(Source code of charts)
----------

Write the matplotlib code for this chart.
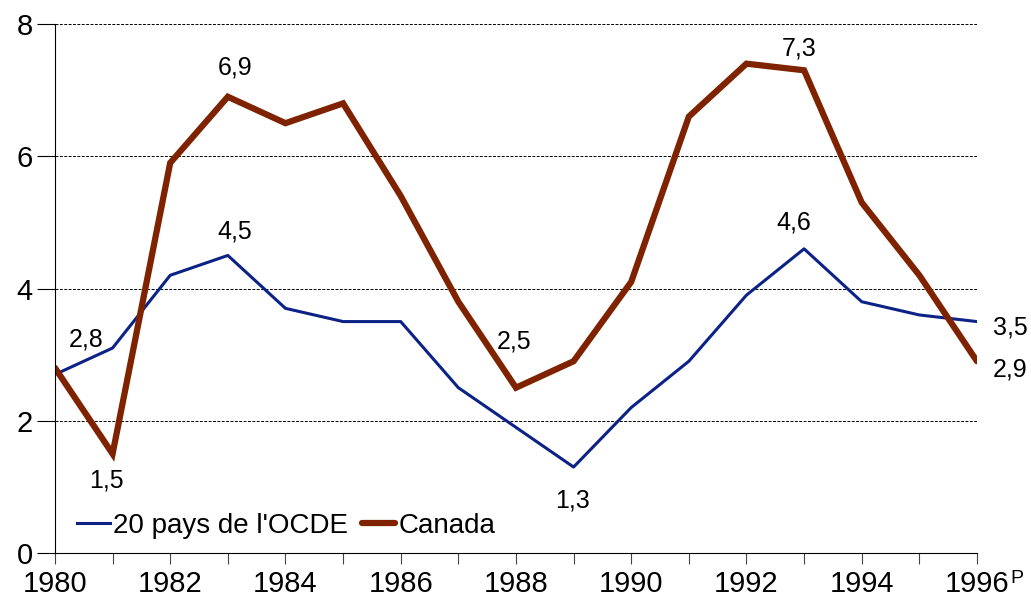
import matplotlib.pyplot as plt
from matplotlib.ticker import MultipleLocator

plt.rcParams["font.family"] = ["Liberation Sans", "DejaVu Sans"]

years = list(range(1980, 1997))
ocde = [2.7, 3.1, 4.2, 4.5, 3.7, 3.5, 3.5, 2.5, 1.9, 1.3, 2.2, 2.9, 3.9, 4.6, 3.8, 3.6, 3.5]
canada = [2.8, 1.5, 5.9, 6.9, 6.5, 6.8, 5.4, 3.8, 2.5, 2.9, 4.1, 6.6, 7.4, 7.3, 5.3, 4.2, 2.9]
year_labels = ["1980", "1982", "1984", "1986", "1988", "1990", "1992", "1994", "1996"]

# labelled points: (series, year index, text, offset in pixels)
labels = [
    (canada, 0, "2,8", (31, 28)),
    (canada, 1, "1,5", (-6, -27)),
    (canada, 3, "6,9", (7, 29)),
    (ocde, 3, "4,5", (7, 24)),
    (canada, 8, "2,5", (-2, 46)),
    (ocde, 9, "1,3", (-1, -33)),
    (canada, 13, "7,3", (-5, 22)),
    (ocde, 13, "4,6", (-10, 26)),
    (ocde, 16, "3,5", (33, -6)),
    (canada, 16, "2,9", (33, -8)),
]

fig = plt.figure(figsize=(10.31, 6), dpi=100)
ax = fig.add_axes([0.0533, 0.0783, 0.8943, 0.8817])

ax.plot(years, ocde, color="#0c2287", lw=2.2, label="20 pays de l'OCDE")
ax.plot(years, canada, color="#7f2200", lw=4.5, label="Canada",
        solid_capstyle="round", solid_joinstyle="miter")

for series, i, txt, off in labels:
    ax.annotate(txt, (years[i], series[i]), xytext=off, textcoords="offset pixels",
                ha="center", va="center", fontsize=18, annotation_clip=False)

ax.set_xlim(1980, 1996)
ax.set_ylim(0, 8)
ax.xaxis.set_major_locator(MultipleLocator(1))
ax.set_xticks(range(1980, 1997, 2))
ax.set_xticks(range(1980, 1997), minor=True)
ax.set_xticklabels(year_labels)
ax.set_yticks([0, 2, 4, 6, 8])
ax.tick_params(axis="x", which="both", length=8, width=0.8, color="#444444",
               labelsize=21, pad=4)
ax.tick_params(axis="y", length=13, width=0.8, labelsize=21, pad=3)
ax.annotate("P", (1996, 0), xytext=(33, -25), textcoords="offset pixels",
            fontsize=14, ha="left", va="center", annotation_clip=False)

for y in [2, 4, 6, 8]:
    ax.axhline(y, color="black", lw=0.7, ls=(0, (3, 1.5)), zorder=0)

for side in ["top", "right"]:
    ax.spines[side].set_visible(False)
ax.spines["left"].set_linewidth(0.8)
ax.spines["bottom"].set_linewidth(0.8)

ax.legend(loc="lower left", bbox_to_anchor=(0.003, -0.01), frameon=False, fontsize=20,
          handlelength=1.2, handletextpad=0.1, columnspacing=0.5, ncol=2,
          borderaxespad=0.3)

fig.savefig("out.png", dpi=100)
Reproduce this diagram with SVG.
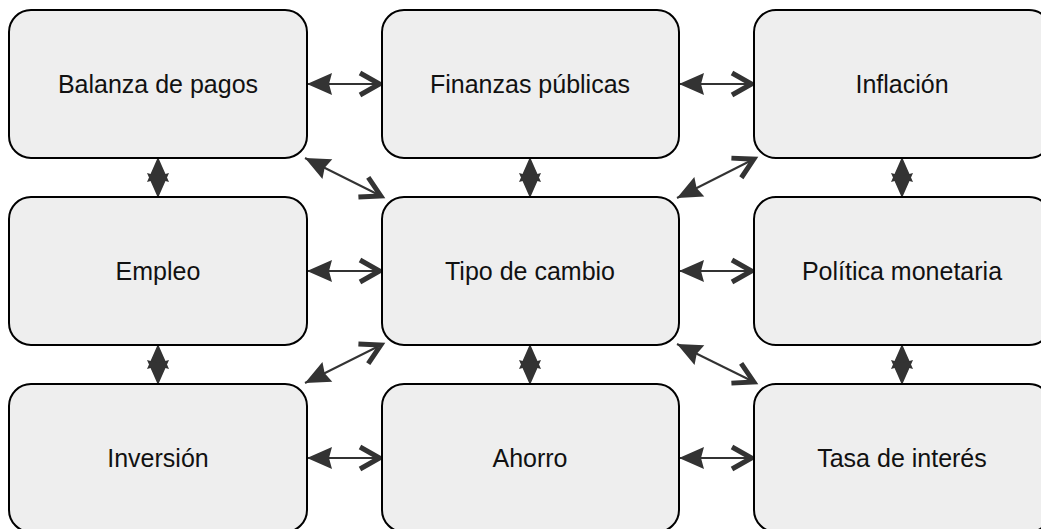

----------

● **What is expected**
Your task is to repeat the material above exactly, without its pictures.

● **Task output**
Write the matplotlib code for this chart.
import matplotlib.pyplot as plt
from matplotlib.ticker import MultipleLocator

plt.rcParams["font.family"] = ["Liberation Sans", "DejaVu Sans"]

years = list(range(1980, 1997))
ocde = [2.7, 3.1, 4.2, 4.5, 3.7, 3.5, 3.5, 2.5, 1.9, 1.3, 2.2, 2.9, 3.9, 4.6, 3.8, 3.6, 3.5]
canada = [2.8, 1.5, 5.9, 6.9, 6.5, 6.8, 5.4, 3.8, 2.5, 2.9, 4.1, 6.6, 7.4, 7.3, 5.3, 4.2, 2.9]
year_labels = ["1980", "1982", "1984", "1986", "1988", "1990", "1992", "1994", "1996"]

# labelled points: (series, year index, text, offset in pixels)
labels = [
    (canada, 0, "2,8", (31, 28)),
    (canada, 1, "1,5", (-6, -27)),
    (canada, 3, "6,9", (7, 29)),
    (ocde, 3, "4,5", (7, 24)),
    (canada, 8, "2,5", (-2, 46)),
    (ocde, 9, "1,3", (-1, -33)),
    (canada, 13, "7,3", (-5, 22)),
    (ocde, 13, "4,6", (-10, 26)),
    (ocde, 16, "3,5", (33, -6)),
    (canada, 16, "2,9", (33, -8)),
]

fig = plt.figure(figsize=(10.31, 6), dpi=100)
ax = fig.add_axes([0.0533, 0.0783, 0.8943, 0.8817])

ax.plot(years, ocde, color="#0c2287", lw=2.2, label="20 pays de l'OCDE")
ax.plot(years, canada, color="#7f2200", lw=4.5, label="Canada",
        solid_capstyle="round", solid_joinstyle="miter")

for series, i, txt, off in labels:
    ax.annotate(txt, (years[i], series[i]), xytext=off, textcoords="offset pixels",
                ha="center", va="center", fontsize=18, annotation_clip=False)

ax.set_xlim(1980, 1996)
ax.set_ylim(0, 8)
ax.xaxis.set_major_locator(MultipleLocator(1))
ax.set_xticks(range(1980, 1997, 2))
ax.set_xticks(range(1980, 1997), minor=True)
ax.set_xticklabels(year_labels)
ax.set_yticks([0, 2, 4, 6, 8])
ax.tick_params(axis="x", which="both", length=8, width=0.8, color="#444444",
               labelsize=21, pad=4)
ax.tick_params(axis="y", length=13, width=0.8, labelsize=21, pad=3)
ax.annotate("P", (1996, 0), xytext=(33, -25), textcoords="offset pixels",
            fontsize=14, ha="left", va="center", annotation_clip=False)

for y in [2, 4, 6, 8]:
    ax.axhline(y, color="black", lw=0.7, ls=(0, (3, 1.5)), zorder=0)

for side in ["top", "right"]:
    ax.spines[side].set_visible(False)
ax.spines["left"].set_linewidth(0.8)
ax.spines["bottom"].set_linewidth(0.8)

ax.legend(loc="lower left", bbox_to_anchor=(0.003, -0.01), frameon=False, fontsize=20,
          handlelength=1.2, handletextpad=0.1, columnspacing=0.5, ncol=2,
          borderaxespad=0.3)

fig.savefig("out.png", dpi=100)
Reproduce this diagram with SVG.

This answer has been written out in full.